Buried subfossil Scots pine trees are dug out of the Drouzet River, in the search for ancient space weather events. Credit: Cécile Miramont
The word they used to describe the immense spike in carbon-14 in this particular tree ring was "unprecedented."
With this spike in carbon-14 levels being so unusually high, the research team — led by Edouard Bard from the Collège de France — verified its source using beryllium-10 isotopes found in Greenland ice cores.
"Direct instrumental measurements of solar activity only began in the 17th century with the counting of sunspots. Nowadays, we also obtain detailed records using ground-based observatories, space probes, and satellites. However, all these short-term instrumental records are insufficient for a complete understanding of the Sun. Radiocarbon measured in tree-rings, used alongside beryllium in polar ice cores, provide the best way to understand the Sun's behaviour further back into the past," Bard said in a University of Leeds press release.
Based on what they found, Bard and his colleagues believe the unprecedented spike in carbon-14 they saw in these buried pine trees is evidence of the most powerful solar radiation storm ever discovered. Since solar radiation storms are caused by solar flares and coronal mass ejections, it follows that the cause of that solar radiation storm would have also been the strongest space weather event found so far.
The tall blue spike in the left side of this graph is the 'unprecedented' spike in carbon-14 detected 14,300 years ago. A second maximum, in green, shows another event that lasted close to a century, from 13,900-14,000 years ago. Credit: Bard, et al.
In addition to discovering what could be the strongest solar storm found so far, the researchers also spotted another event in their tree-ring data.
This second maximum, while not as extreme as the 14,300 year old event, apparently lasting for roughly 100 years, from 14,000 years ago to 13,900 years ago.
The team believes that this may represent an extreme minimum in solar activity at the time. This would have been similar to the Maunder minimum that took place in the second half of the 17th century.
Credit: Wikimedia (CC-BY-3.0)
The increase in carbon-14 is thought to result from the less active solar magnetic field allowing more high-energy galactic cosmic rays into the solar system, which would cause the same reactions as solar cosmic rays when they strike Earth's atmosphere.

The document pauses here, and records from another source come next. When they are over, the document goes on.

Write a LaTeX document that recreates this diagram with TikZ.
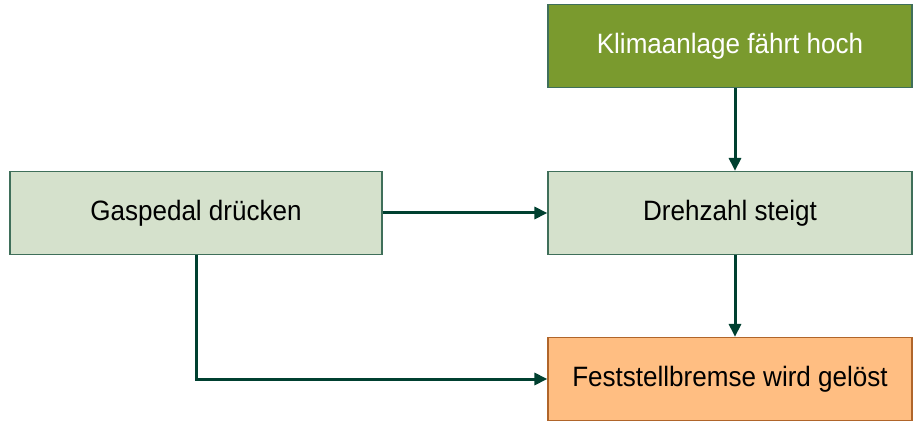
\documentclass[tikz,border=0pt]{standalone}
\usepackage{fontspec}
\setmainfont[FakeStretch=0.93]{Liberation Sans}
\definecolor{KAolive}{HTML}{7A9A2E}
\definecolor{KAsage}{HTML}{D5E1CC}
\definecolor{KAorange}{HTML}{FFBE82}
\definecolor{KAedge}{HTML}{3F6F5A}
\definecolor{KAbrown}{HTML}{B0652A}
\definecolor{KAarrow}{HTML}{004030}
\usetikzlibrary{arrows.meta, positioning}

\begin{document}
\begin{tikzpicture}[x=1pt, y=-1pt,
   box/.style={draw=KAedge, line width=1.2pt, minimum width=364pt, minimum height=83pt,
      inner sep=0pt, font=\fontsize{28}{30}\selectfont},
   flow/.style={KAarrow, line width=3pt, -{Triangle[length=13pt, width=12pt]}}]
   \useasboundingbox (0,0) rectangle (913,422);
   % boxes
   \node[box, fill=KAolive, text=white] (klima) at (730,46) {Klimaanlage fährt hoch};
   \node[box, fill=KAsage, minimum width=372pt] (gas) at (196,213) {Gaspedal drücken};
   \node[box, fill=KAsage] (drehzahl) at (730,213) {Drehzahl steigt};
   \node[box, fill=KAorange, draw=KAbrown] (bremse) at (730,379) {Feststellbremse wird gelöst};
   % connectors
   \draw[flow] (klima.south -| 735,0) -- (drehzahl.north -| 735,0);
   \draw[flow] (drehzahl.south -| 735,0) -- (bremse.north -| 735,0);
   \draw[flow] (gas.east) -- (drehzahl.west);
   \draw[flow] (gas.south) |- (bremse.west);
\end{tikzpicture}
\end{document}
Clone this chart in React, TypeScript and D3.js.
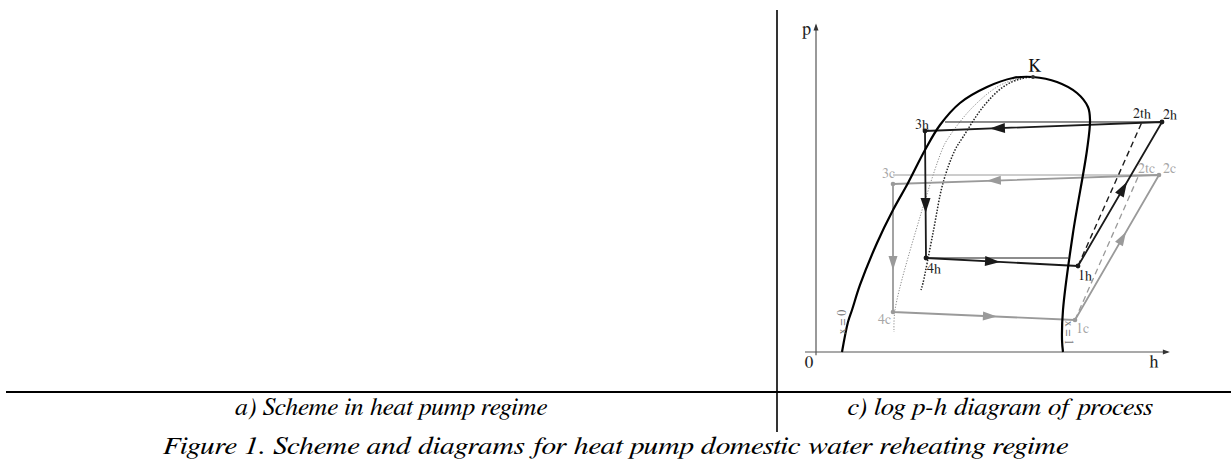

Knowing the past helps predict the future
Back in 1859 and 1921, there were solar storms strong enough to cause major disruptions in the limited technology, power grids, and telecommunications at the time.
If another Carrington Event or New York Railway Storm were to occur now, it would be a disaster.
This immense coronal mass ejection was spotted by the Solar Dynamics Observatory in August 2012. Credit: NASA
Studies have shown the incredible damage such an event would do to our power grids, satellites, and spacecraft in orbit. Estimates have put the resulting cost to the world economy in the tens of trillions of dollars, and optimistic outlooks say it would take months to years for us to recover.
If a Miyake event were to occur now, the solar flare or coronal mass ejection that caused it would have an even greater impact.
"A precise understanding of our past is essential if we want to accurately predict our future and mitigate potential risks," study co-author Tim Heaton, from the University of Leeds, said in the press release. "We still have much to learn. Each new discovery not only helps answer existing key questions but can also generate new ones."